There is a particular tension that runs through every fashion week street-style photograph: the clothes are the assignment, but the jewelry is often the confession. At Milan and Paris Fashion Weeks for Fall/Winter 2026, that confession came in layers, literally.
Street-style coverage captured from the front rows and off-duty moments throughout both cities showed a clear pattern: stacked rings worn across multiple fingers and mixed-metal chain necklaces draped over tailored suiting. These were not runway looks filtered through a stylist's vision. They were the choices real attendees made when getting dressed in hotel rooms and apartments before heading to shows, which makes them considerably more instructive than anything sent down a catwalk.
The mixed-metal approach is worth pausing on, because it represents a genuine shift in how jewelry is being worn. For years, the received wisdom was to commit to one metal family, gold or silver, and stay there. What the Milan and Paris front rows demonstrated is that the more interesting choice is contrast: a fine yellow gold chain worn alongside a chunkier sterling or white gold link, the two playing off each other rather than competing.
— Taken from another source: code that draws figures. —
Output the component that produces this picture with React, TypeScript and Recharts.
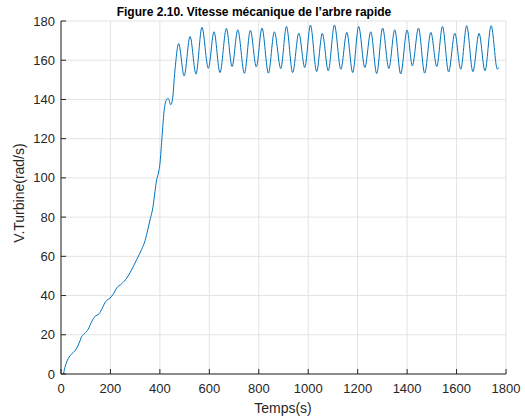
import { CartesianGrid, Line, LineChart, XAxis, YAxis } from "recharts";

const timeS = [
  10, 16, 30, 43, 57, 70, 84, 97, 110, 124, 137, 154, 167, 181, 198, 212, 225, 245, 266, 286,
  306, 326, 340, 351, 360, 373, 380, 387, 395, 400, 407, 417, 427, 434, 444, 451, 461, 476, 498,
  522, 546, 570, 596, 619, 643, 669, 692, 715, 742, 766, 790, 813, 839, 863, 889, 912, 937, 962,
  986, 1009, 1034, 1057, 1081, 1106, 1132, 1156, 1180, 1204, 1229, 1253, 1277, 1301, 1326, 1350,
  1374, 1400, 1421, 1446, 1471, 1496, 1520, 1543, 1568, 1593, 1617, 1641, 1666, 1691, 1715, 1740,
  1765, 1770,
];

const turbineSpeed = [
  0, 3.4, 8, 10.2, 11.9, 14.8, 19.1, 20.8, 22.8, 26.7, 29.3, 30.7, 33.6, 37, 38.7, 40.9, 43.8, 46,
  48.9, 53.2, 58.3, 63.5, 68, 73.6, 78.5, 86, 93, 99, 103, 107, 118, 134, 140, 140.5, 137.3, 140,
  155, 168.5, 152, 172.1, 152.9, 176.7, 155.9, 174.5, 153.7, 176.2, 156.8, 175.5, 153.3, 175.2,
  156.6, 176.4, 153.4, 174.5, 155.8, 177.2, 153.7, 173.8, 156.3, 177.9, 154.2, 173.7, 154.6, 177.9,
  155.4, 174.2, 153.7, 177.2, 156.3, 174.5, 153.2, 176.4, 155.8, 175.5, 153, 175.4, 157.1, 176.4,
  153.4, 174.2, 156.8, 177.2, 154, 173.8, 155.4, 177.6, 154.2, 173.7, 154.6, 177.6, 155.4, 156.3,
];

const xTicks = [0, 200, 400, 600, 800, 1000, 1200, 1400, 1600, 1800];
const yTicks = [0, 20, 40, 60, 80, 100, 120, 140, 160, 180];

const data = timeS.map((t, i) => ({ t, v: turbineSpeed[i] }));

const AXIS = "#262626";
const FONT = "'Liberation Sans', Arial, Helvetica, sans-serif";

function BottomTick({ x, y, payload }: any) {
  return (
    <g>
      <line x1={x} y1={y} x2={x} y2={y - 5} stroke={AXIS} />
      <text x={x} y={y + 19} textAnchor="middle" fontSize={13} fill={AXIS} fontFamily={FONT}>
        {payload.value}
      </text>
    </g>
  );
}

function TopTick({ x, y }: any) {
  return <line x1={x} y1={y} x2={x} y2={y + 5} stroke={AXIS} />;
}

function LeftTick({ x, y, payload }: any) {
  return (
    <g>
      <line x1={x} y1={y} x2={x + 5} y2={y} stroke={AXIS} />
      <text x={x - 6} y={y + 4.5} textAnchor="end" fontSize={13} fill={AXIS} fontFamily={FONT}>
        {payload.value}
      </text>
    </g>
  );
}

function RightTick({ x, y }: any) {
  return <line x1={x} y1={y} x2={x - 5} y2={y} stroke={AXIS} />;
}

export default function App() {
  return (
    <div style={{ position: "absolute", left: 0, top: 0, width: 525, height: 419, background: "#fff" }}>
      <LineChart width={525} height={419} data={data} margin={{ top: 21, right: 19, bottom: 0, left: 0 }}>
        <CartesianGrid stroke="#e3e3e3" />
        <XAxis
          dataKey="t"
          type="number"
          domain={[0, 1800]}
          ticks={xTicks}
          interval={0}
          height={45}
          tickSize={0}
          tickMargin={0}
          tickLine={false}
          axisLine={{ stroke: AXIS }}
          tick={<BottomTick />}
        />
        <XAxis
          xAxisId="top"
          orientation="top"
          dataKey="t"
          type="number"
          domain={[0, 1800]}
          ticks={xTicks}
          interval={0}
          height={0}
          tickSize={0}
          tickMargin={0}
          tickLine={false}
          axisLine={{ stroke: AXIS }}
          tick={<TopTick />}
        />
        <YAxis
          type="number"
          domain={[0, 180]}
          ticks={yTicks}
          interval={0}
          width={61}
          tickSize={0}
          tickMargin={0}
          tickLine={false}
          axisLine={{ stroke: AXIS }}
          tick={<LeftTick />}
        />
        <YAxis
          yAxisId="right"
          orientation="right"
          type="number"
          domain={[0, 180]}
          ticks={yTicks}
          interval={0}
          width={0}
          tickSize={0}
          tickMargin={0}
          tickLine={false}
          axisLine={{ stroke: AXIS }}
          tick={<RightTick />}
        />
        <Line
          type="monotone"
          dataKey="v"
          stroke="#0072BD"
          strokeWidth={1}
          dot={false}
          isAnimationActive={false}
        />
        <text x={254} y={16} textAnchor="middle" fontSize={12} fontWeight="bold" fill="#000" fontFamily={FONT}>
          Figure 2.10. Vitesse mécanique de l’arbre rapide
        </text>
        <text x={283} y={413} textAnchor="middle" fontSize={14} fill={AXIS} fontFamily={FONT}>
          Temps(s)
        </text>
        <text
          x={24}
          y={193}
          textAnchor="middle"
          fontSize={14}
          fill={AXIS}
          fontFamily={FONT}
          transform="rotate(-90 24 193)"
        >
          V.Turbine(rad/s)
        </text>
      </LineChart>
    </div>
  );
}
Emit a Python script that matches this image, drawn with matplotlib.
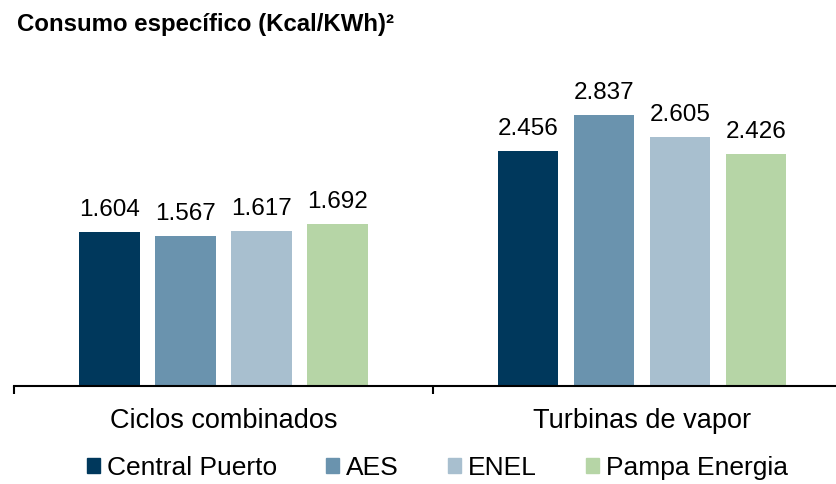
import numpy as np
from matplotlib import pyplot as plt
from matplotlib.patches import Patch

plt.rcParams['font.family'] = ['Liberation Sans', 'DejaVu Sans']

categorias = ['Ciclos combinados', 'Turbinas de vapor']
empresas = ['Central Puerto', 'AES', 'ENEL', 'Pampa Energia']
valores = {
    'Central Puerto': [1.604, 2.456],
    'AES': [1.567, 2.837],
    'ENEL': [1.617, 2.605],
    'Pampa Energia': [1.692, 2.426],
}
colores = ['#00385C', '#6A93AE', '#A8BFCF', '#B6D5A6']

fig = plt.figure(figsize=(8.36, 4.84), dpi=100)
ax = fig.add_axes([0.01705, 0.203, 0.98295, 0.5926])

x = np.arange(len(categorias))
ancho = 0.1434
paso = 0.1816
for i, (emp, col) in enumerate(zip(empresas, colores)):
    pos = x + (i - 1.5) * paso
    ax.bar(pos, valores[emp], width=ancho, color=col)
    for px, v in zip(pos, valores[emp]):
        ax.annotate(f'{v:.3f}', (px, v), xytext=(0, 11.5), textcoords='offset points',
                    ha='center', va='baseline', fontsize=17.5)

for s in ['left', 'top', 'right']:
    ax.spines[s].set_visible(False)
ax.spines['bottom'].set_linewidth(1.5)
ax.set_yticks([])
ax.set_xticks(x)
ax.set_xticklabels(categorias, fontsize=19.5)
ax.tick_params(axis='x', which='major', length=0, pad=16)
ax.set_xticks([-0.5, 0.5], minor=True)
ax.tick_params(axis='x', which='minor', length=6, width=1.5, direction='out')
# los limites van despues de los ticks (set_xticks amplia la vista)
ax.set_xlim(-0.5, 1.4636)
ax.set_ylim(0, 3.0)

fig.text(0.02, 1 - 25 / 484, 'Consumo específico (Kcal/KWh)²', fontsize=17.3,
         fontweight='bold', va='center', ha='left')

handles = [Patch(color=c) for c in colores]
fig.legend(handles, empresas, loc='center', bbox_to_anchor=(0.5233, 1 - 468 / 484),
           ncol=4, frameon=False, fontsize=19, handlelength=0.5, handleheight=0.5,
           handletextpad=0.27, columnspacing=1.85, borderaxespad=0)

fig.savefig('out.png', dpi=100)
The tailoring context matters too. A structured blazer or sharp-shouldered coat becomes the neutral canvas against which layered chains register as intentional rather than accidental.
Stacked rings followed the same logic. Multiple bands across the same hand, mixing finishes and gauges, worn with the kind of confidence that suggests these combinations were assembled over time rather than purchased as a set. That accumulated quality is precisely what separates considered jewelry layering from the kind that reads as costume.
The regional focus of the coverage, tracking Filipina attendees specifically at both weeks, added another dimension. It suggested that the layered-jewelry trend is not confined to the European fashion industry's inner circle but is being adopted and interpreted by a broader international front-row community, each bringing their own material preferences and proportional instincts to the same basic framework of stacking and mixing.
For anyone trying to decode what actually moves from the runway into daily life, front-row dressing at Milan and Paris remains one of the more reliable signals. The F/W 2026 season's answer, at least from the neck down and the fingers up, was clear: more metal, more layers, and no apology for either.